Les récents indicateurs économiques aux États-Unis pointent tous vers une certaine accélération de la croissance cet automne, mais les tensions politiques en Europe et à Washington sur les enjeux fiscaux sont à nouveau de nature à la compromettre.

Les prophètes de malheur en ont pris pour leur rhume la semaine dernière. La production industrielle et les permis de bâtir ont bondi le mois dernier, tandis que le taux de prêts hypothécaires en défaut a atteint un creux de trois ans.

Mieux, l'indicateur avancé a progressé de 0,9% en octobre, ce qui présage d'une croissance qui pourra persister durant l'hiver.

Mieux encore, la moyenne mobile de quatre semaines a révélé que les demandes initiales d'assurance-chômage étaient enfin passées sous la barre des 400 000. Historiquement, cela correspond à des embauches par le secteur privé au rythme de quelque 200 000 par mois. C'est la quantité jugée nécessaire pour faire reculer le taux de chômage qui se cramponne à 9% ou au-delà depuis trois ans.

Puisqu'il est question de recul, celui de l'inflation et, plus particulièrement, des prix à la pompe réveille les bons vieux réflexes de consommation des ménages américains. Les ventes des détaillants ont augmenté de 0,5% en octobre, après un gain plus prononcé en septembre.

Cela est de bien bon augure pour vendredi prochain. Le Black Friday, qui suit la Thanksgiving, lance la saison des Fêtes pour les détaillants. Ceux de matériel électronique mettront sûrement en vitrine le nouvel iPhone S et les téléviseurs 3D.

Voila pourquoi des deux côtés de la frontière, les prévisionnistes revoient leurs chiffres de croissance de la première économie du monde. Hier, ceux de BMO, de TD et de CIBC ont tous ajouté un demi-point à leur pronostic. Ils voient désormais une avancée annualisée de 3% environ au quatrième trimestre, ce qui en ferait le meilleur de l'année. Au sud, ceux de JP Morgan et de Morgan Stanley ont fait de même.

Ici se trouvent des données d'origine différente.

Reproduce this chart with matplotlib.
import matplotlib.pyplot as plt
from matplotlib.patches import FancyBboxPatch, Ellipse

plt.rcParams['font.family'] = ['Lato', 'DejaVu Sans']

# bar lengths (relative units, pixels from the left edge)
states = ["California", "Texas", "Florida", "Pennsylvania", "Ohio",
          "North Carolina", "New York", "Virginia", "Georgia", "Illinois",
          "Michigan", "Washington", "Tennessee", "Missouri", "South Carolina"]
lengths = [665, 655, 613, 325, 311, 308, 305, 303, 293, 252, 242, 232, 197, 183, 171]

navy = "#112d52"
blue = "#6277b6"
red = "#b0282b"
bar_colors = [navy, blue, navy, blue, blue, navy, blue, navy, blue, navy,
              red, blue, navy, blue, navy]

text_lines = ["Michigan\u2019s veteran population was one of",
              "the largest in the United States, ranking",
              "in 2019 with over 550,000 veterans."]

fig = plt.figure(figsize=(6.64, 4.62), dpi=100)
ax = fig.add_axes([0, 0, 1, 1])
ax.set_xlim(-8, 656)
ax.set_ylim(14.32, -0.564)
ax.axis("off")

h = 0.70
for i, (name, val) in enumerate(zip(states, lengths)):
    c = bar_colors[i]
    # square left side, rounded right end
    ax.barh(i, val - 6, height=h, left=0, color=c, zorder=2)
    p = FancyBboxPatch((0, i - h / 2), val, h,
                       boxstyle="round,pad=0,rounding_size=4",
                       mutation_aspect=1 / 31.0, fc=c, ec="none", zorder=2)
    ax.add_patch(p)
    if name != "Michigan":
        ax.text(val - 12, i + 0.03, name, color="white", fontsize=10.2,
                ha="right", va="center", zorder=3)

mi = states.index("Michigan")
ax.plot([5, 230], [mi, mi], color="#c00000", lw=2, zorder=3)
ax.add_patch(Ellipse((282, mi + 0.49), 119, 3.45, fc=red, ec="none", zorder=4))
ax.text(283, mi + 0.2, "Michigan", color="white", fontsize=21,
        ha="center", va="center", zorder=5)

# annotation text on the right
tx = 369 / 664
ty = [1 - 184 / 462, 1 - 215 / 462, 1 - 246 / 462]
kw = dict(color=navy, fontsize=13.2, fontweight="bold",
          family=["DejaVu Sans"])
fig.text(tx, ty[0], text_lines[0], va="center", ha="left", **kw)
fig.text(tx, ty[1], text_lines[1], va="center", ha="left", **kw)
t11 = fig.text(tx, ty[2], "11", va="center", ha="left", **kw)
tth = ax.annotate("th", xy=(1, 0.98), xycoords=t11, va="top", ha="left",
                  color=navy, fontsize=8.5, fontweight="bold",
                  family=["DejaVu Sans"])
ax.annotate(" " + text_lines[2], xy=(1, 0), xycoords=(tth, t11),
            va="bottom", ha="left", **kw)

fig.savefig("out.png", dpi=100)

Pour soutenir ce regain d'optimisme, ils peuvent aussi compter sur un restockage des entreprises. Elles ont préféré ralentir la production durant l'été, compte tenu des incertitudes nourries par l'aggravation de la crise européenne et l'impasse au Congrès sur le relèvement du plafond de la dette qui avait entraîné la décote des États-Unis par Standard & Poor's, début août.

Malheureusement, l'incapacité persistante des élus des deux côtés de l'Atlantique à s'entendre sur une solution crédible pourrait bien obliger les prévisionnistes à revoir leurs chiffres à nouveau, à la baisse cette fois.

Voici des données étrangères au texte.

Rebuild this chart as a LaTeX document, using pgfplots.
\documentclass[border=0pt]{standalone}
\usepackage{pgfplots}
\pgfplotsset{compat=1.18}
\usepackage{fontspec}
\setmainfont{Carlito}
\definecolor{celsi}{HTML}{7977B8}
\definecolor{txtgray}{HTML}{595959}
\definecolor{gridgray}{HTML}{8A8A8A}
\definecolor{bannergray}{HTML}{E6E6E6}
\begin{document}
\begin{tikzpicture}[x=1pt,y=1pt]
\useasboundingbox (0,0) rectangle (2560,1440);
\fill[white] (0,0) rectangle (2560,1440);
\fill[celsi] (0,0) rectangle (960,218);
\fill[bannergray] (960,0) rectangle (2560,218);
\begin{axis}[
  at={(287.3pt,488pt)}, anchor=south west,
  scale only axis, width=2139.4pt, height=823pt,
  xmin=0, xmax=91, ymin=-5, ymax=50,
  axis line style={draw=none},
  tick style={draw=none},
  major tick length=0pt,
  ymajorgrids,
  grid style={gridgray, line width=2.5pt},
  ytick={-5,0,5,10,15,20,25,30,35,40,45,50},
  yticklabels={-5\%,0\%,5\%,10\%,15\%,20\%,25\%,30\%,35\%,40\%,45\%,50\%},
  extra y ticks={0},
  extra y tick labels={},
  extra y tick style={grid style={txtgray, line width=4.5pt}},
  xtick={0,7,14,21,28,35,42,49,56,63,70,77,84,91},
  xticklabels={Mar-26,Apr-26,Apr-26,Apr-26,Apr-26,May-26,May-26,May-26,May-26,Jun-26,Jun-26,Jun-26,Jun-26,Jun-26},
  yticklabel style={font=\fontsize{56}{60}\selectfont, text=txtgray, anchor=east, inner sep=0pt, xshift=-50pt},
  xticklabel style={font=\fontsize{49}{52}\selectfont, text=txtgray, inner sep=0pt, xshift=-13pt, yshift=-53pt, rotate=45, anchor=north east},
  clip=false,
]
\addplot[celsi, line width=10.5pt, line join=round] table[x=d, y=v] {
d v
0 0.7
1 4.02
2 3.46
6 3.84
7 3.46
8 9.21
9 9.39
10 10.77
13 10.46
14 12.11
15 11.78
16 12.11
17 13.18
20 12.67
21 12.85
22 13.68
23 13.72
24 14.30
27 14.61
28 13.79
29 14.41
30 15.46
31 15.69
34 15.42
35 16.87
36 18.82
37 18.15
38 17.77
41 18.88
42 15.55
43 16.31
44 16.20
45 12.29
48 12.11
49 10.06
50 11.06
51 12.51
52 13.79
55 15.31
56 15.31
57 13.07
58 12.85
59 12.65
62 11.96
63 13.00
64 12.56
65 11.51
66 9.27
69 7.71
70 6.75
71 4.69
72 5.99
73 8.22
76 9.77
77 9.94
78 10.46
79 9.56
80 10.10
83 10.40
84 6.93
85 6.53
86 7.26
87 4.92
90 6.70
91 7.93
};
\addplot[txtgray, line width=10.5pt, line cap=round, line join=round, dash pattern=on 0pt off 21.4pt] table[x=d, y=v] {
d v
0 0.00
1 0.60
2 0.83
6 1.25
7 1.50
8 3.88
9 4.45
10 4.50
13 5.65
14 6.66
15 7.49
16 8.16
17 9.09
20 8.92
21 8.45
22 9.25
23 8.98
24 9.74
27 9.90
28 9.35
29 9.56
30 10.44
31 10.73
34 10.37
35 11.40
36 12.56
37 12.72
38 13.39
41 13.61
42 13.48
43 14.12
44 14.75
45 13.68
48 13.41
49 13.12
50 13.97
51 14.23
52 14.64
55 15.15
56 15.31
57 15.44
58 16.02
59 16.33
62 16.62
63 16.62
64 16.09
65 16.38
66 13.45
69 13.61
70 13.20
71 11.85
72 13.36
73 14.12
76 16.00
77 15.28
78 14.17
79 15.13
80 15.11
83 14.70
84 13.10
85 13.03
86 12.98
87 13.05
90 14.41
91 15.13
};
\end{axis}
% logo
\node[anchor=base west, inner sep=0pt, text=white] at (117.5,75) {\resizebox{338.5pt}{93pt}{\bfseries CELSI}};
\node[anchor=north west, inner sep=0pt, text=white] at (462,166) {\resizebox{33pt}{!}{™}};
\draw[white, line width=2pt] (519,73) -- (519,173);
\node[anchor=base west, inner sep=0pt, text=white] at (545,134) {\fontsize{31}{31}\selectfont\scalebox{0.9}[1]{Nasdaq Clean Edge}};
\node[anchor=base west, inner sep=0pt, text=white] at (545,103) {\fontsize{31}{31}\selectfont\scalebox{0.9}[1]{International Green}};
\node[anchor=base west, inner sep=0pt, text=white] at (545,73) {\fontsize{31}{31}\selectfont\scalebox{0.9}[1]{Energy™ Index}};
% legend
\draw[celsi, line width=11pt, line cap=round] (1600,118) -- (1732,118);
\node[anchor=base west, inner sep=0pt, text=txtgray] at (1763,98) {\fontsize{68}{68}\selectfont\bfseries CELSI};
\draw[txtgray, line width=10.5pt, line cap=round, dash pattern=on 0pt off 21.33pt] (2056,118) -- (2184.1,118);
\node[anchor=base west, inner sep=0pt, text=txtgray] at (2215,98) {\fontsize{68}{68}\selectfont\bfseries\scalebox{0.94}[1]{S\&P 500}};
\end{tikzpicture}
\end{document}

Mercredi, soit l'avant-veille du Black Friday, est la date butoir du Supercomité du Congrès chargé de trouver un plan de réduction du déficit américain de 1200 milliards en 10 ans. Faute d'entente, la réduction de 2% de l'impôt des salariés et l'allongement de la période d'admissibilité à l'assurance-chômage dans les états les plus touchés par la récession votée en décembre prendront fin le 31 décembre, ce qui est susceptible de retrancher un demi-point à la croissance en 2012.

Pire, un échec déclencherait des coupes automatiques de 1500 milliards dans le budget de Washington, y inclus celui de la défense. Il mettrait fin surtout aux réductions d'impôt temporaires décrétées par George W. Bush, au début de sa présidence. Cela équivaudrait à de nouvelles rentrées fiscales de 4000 milliards sur 10 ans, mais à une entrave à la croissance estimée à trois points de pourcentage.

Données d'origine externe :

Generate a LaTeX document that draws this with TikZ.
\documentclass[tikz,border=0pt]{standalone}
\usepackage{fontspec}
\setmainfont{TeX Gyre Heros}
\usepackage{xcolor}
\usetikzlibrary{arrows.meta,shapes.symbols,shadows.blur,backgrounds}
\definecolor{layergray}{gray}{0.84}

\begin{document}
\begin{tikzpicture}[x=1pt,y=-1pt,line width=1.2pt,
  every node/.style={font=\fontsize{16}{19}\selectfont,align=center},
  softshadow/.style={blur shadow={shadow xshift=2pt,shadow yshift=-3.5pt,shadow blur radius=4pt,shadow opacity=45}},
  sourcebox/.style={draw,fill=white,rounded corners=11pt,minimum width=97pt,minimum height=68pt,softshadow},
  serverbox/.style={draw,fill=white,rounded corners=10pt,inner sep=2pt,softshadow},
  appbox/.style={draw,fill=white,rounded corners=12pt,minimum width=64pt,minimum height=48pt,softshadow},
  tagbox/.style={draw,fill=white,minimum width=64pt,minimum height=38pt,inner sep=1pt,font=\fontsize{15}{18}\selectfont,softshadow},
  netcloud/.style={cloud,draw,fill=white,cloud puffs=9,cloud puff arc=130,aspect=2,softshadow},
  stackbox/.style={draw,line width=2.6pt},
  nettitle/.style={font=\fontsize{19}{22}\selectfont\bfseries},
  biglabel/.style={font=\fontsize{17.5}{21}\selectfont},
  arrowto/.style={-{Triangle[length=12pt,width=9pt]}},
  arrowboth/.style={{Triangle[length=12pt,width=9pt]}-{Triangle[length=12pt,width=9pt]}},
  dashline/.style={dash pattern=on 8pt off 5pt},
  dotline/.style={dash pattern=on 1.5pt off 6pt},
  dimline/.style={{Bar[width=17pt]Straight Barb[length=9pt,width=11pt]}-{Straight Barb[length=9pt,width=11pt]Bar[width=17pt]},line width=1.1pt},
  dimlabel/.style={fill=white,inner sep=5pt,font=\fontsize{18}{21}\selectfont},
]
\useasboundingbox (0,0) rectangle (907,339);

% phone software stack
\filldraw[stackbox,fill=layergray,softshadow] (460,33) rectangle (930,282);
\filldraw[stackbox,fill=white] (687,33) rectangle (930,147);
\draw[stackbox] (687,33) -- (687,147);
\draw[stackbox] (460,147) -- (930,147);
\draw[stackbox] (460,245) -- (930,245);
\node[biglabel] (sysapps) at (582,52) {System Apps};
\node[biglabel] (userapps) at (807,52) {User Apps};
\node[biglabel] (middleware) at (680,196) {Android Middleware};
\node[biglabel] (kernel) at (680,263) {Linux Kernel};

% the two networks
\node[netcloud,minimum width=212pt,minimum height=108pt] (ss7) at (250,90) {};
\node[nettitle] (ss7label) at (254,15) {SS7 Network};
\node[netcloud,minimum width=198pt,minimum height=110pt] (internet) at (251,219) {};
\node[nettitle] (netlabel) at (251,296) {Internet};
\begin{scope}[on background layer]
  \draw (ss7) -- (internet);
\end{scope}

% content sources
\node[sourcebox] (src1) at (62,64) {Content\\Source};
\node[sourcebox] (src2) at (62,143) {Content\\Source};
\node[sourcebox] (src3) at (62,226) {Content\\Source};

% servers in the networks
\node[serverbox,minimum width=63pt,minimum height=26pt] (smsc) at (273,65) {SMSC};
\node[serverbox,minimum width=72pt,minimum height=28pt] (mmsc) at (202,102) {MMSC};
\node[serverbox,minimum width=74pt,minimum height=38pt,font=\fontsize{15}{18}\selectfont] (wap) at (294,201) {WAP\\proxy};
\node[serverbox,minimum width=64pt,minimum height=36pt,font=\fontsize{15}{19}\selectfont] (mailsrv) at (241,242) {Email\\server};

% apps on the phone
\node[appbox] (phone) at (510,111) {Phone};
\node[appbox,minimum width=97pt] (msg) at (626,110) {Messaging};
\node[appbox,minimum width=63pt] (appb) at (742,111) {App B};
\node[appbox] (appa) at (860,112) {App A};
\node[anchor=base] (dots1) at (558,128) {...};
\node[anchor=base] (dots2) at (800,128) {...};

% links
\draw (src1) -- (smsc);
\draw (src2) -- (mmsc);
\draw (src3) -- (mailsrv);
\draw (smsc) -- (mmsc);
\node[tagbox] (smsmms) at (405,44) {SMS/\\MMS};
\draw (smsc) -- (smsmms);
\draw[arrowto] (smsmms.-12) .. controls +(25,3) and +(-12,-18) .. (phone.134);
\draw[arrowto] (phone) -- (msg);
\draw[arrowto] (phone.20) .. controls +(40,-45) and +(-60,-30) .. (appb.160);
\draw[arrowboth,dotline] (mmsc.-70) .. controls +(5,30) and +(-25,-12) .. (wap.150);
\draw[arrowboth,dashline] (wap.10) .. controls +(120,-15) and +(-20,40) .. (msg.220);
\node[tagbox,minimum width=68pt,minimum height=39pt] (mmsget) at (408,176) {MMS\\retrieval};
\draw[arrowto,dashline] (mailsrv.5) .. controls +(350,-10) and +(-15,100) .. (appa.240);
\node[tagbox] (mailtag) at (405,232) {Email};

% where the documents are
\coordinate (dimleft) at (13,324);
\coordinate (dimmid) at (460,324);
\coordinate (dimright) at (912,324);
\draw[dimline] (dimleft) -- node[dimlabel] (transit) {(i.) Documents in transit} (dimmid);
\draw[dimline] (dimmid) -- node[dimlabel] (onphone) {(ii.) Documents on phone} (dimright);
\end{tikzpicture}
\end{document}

Les républicains tiennent mordicus à reconduire ces baisses d'impôt. Ils veulent réduire le déficit par des coupes dans les programmes sociaux, dont le Medicare offert aux vétérans et aux retraités.

Les démocrates veulent reconduire les baisses d'impôt pour la classe moyenne, mais pas pour les individus qui gagnent 200 000$ et plus ou les ménages qui en touchent 275 000$, ce qui assurerait des rentrées fiscales de quelque 800 milliards. À tout prendre, ils préfèrent l'expiration de l'ensemble des baisses d'impôt de l'ère Bush à des coupes brutales dans les programmes sociaux, quitte à courir le risque d'une nouvelle récession en 2013.

À lui seul, ce disfonctionnement mine la confiance des ménages et des chefs d'entreprise, la dernière chose dont a besoin une économie qui paraît enfin capable de marcher seule après deux ans de reprise chancelante.